Goal. Locate the word "this" in the data below, then copy every line that holds it.

Data rows.
══════
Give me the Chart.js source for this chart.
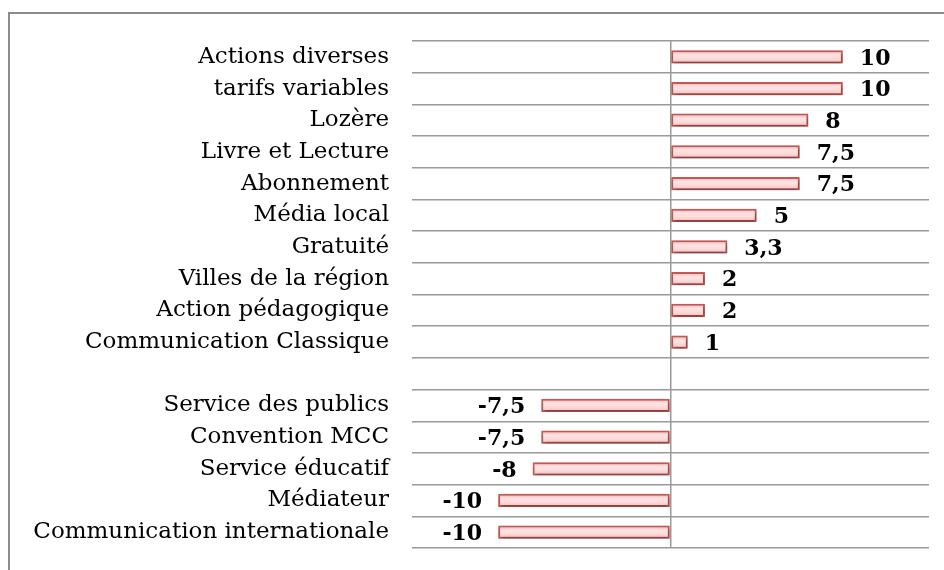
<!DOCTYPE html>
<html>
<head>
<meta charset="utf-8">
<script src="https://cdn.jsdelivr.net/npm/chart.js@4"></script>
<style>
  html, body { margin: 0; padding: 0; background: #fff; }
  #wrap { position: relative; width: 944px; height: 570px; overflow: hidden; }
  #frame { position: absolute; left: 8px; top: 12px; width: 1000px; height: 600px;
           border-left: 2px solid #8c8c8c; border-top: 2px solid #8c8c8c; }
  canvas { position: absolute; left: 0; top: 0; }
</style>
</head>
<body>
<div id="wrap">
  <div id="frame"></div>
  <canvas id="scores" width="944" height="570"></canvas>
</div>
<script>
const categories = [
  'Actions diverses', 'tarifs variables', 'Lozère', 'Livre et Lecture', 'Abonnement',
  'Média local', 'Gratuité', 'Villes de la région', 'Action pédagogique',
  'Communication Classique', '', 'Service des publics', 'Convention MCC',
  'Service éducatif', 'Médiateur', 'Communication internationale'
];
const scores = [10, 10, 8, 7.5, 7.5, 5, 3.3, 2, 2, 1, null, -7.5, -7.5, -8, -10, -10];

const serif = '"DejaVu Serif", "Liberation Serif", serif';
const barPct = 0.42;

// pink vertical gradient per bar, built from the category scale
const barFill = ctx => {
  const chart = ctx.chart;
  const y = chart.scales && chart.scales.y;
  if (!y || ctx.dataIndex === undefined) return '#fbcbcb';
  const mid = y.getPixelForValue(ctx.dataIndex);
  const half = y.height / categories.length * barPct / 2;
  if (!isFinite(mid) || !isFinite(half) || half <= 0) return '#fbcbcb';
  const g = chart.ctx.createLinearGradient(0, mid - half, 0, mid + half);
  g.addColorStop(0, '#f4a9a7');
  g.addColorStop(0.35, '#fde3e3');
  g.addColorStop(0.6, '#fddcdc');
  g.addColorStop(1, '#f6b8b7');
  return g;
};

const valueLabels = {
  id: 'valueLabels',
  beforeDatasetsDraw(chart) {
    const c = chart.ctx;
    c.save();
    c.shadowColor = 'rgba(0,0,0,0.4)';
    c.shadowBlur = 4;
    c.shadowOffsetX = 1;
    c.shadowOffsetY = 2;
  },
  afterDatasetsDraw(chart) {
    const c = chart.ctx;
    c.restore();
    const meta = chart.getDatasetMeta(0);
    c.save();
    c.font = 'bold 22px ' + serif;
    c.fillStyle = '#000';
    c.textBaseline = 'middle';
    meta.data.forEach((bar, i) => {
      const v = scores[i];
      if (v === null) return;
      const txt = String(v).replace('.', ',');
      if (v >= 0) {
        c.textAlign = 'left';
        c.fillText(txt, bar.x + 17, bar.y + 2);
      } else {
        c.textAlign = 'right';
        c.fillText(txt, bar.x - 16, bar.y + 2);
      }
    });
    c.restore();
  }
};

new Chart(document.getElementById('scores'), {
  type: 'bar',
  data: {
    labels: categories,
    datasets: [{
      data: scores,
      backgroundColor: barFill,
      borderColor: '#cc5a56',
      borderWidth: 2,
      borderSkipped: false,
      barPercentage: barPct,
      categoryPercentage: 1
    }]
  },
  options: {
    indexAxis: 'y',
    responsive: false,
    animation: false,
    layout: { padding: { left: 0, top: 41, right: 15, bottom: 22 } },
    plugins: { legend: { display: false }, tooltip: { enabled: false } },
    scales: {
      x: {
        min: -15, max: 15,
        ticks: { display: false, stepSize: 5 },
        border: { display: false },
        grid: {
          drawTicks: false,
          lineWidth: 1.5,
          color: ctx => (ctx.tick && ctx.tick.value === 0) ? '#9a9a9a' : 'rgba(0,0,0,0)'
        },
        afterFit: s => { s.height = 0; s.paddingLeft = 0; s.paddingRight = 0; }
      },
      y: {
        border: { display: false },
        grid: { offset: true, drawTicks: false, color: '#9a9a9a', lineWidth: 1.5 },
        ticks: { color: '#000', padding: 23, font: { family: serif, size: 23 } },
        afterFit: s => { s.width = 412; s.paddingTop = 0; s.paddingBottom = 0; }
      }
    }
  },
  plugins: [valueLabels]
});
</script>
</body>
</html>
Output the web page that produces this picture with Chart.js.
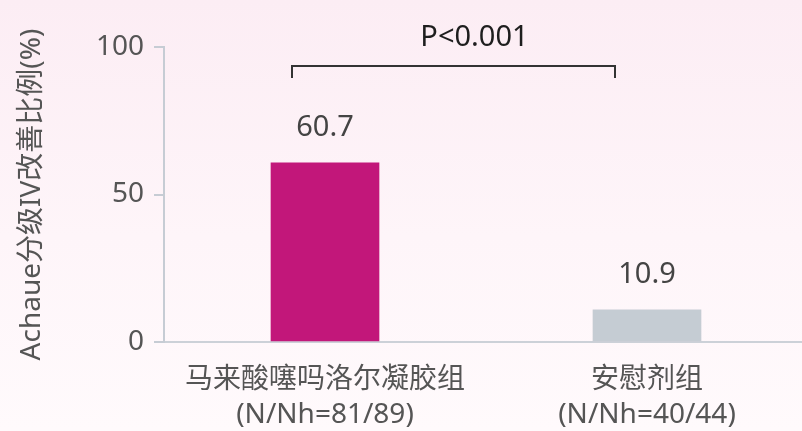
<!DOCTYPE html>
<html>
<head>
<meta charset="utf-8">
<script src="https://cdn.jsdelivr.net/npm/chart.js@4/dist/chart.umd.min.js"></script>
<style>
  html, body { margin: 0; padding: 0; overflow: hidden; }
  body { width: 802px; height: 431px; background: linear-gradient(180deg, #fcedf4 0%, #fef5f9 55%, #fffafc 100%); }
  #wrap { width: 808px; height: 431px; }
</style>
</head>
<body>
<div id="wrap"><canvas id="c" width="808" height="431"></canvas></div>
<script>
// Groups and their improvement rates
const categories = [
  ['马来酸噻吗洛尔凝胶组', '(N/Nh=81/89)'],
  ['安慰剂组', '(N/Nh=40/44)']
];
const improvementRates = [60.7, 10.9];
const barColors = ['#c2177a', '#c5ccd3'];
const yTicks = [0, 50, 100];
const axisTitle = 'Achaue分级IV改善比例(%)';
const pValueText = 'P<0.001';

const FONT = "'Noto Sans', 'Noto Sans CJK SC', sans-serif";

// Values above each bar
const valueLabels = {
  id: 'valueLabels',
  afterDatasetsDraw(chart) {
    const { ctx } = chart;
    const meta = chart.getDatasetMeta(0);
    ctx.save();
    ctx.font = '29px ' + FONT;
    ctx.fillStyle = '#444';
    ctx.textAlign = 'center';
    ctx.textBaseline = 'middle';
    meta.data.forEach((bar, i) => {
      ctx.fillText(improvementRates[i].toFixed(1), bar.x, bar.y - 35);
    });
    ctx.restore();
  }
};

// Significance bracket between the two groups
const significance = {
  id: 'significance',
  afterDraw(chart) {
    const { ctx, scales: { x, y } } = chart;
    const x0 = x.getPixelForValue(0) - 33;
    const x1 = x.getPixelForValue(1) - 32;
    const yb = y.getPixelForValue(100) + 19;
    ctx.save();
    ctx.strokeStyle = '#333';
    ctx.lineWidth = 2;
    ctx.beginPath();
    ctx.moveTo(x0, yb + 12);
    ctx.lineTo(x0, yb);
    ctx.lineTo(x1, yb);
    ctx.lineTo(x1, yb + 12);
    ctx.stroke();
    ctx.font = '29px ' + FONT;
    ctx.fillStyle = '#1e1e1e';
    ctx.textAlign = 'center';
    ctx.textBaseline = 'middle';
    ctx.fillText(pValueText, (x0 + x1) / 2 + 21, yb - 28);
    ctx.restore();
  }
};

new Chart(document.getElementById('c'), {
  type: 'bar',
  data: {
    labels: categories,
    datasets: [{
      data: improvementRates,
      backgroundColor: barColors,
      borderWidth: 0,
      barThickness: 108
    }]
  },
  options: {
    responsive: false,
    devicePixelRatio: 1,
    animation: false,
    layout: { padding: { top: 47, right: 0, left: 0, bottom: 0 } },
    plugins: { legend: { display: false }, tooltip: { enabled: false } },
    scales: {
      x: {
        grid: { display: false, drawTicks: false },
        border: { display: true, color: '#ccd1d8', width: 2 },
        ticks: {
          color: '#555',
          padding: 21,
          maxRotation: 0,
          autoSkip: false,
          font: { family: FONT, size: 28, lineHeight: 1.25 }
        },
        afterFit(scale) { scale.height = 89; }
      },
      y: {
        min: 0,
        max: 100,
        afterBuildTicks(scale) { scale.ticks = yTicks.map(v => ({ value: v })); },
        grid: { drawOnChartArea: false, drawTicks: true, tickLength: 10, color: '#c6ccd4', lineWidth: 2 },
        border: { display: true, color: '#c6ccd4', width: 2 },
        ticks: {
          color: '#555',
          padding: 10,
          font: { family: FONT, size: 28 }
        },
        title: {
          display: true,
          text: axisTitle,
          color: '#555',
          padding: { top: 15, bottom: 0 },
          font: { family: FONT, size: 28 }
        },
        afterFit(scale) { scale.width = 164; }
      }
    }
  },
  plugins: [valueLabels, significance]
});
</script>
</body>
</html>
══════
Result below.
Give me the Chart.js source for this chart.
Output the web page that produces this picture with Chart.js.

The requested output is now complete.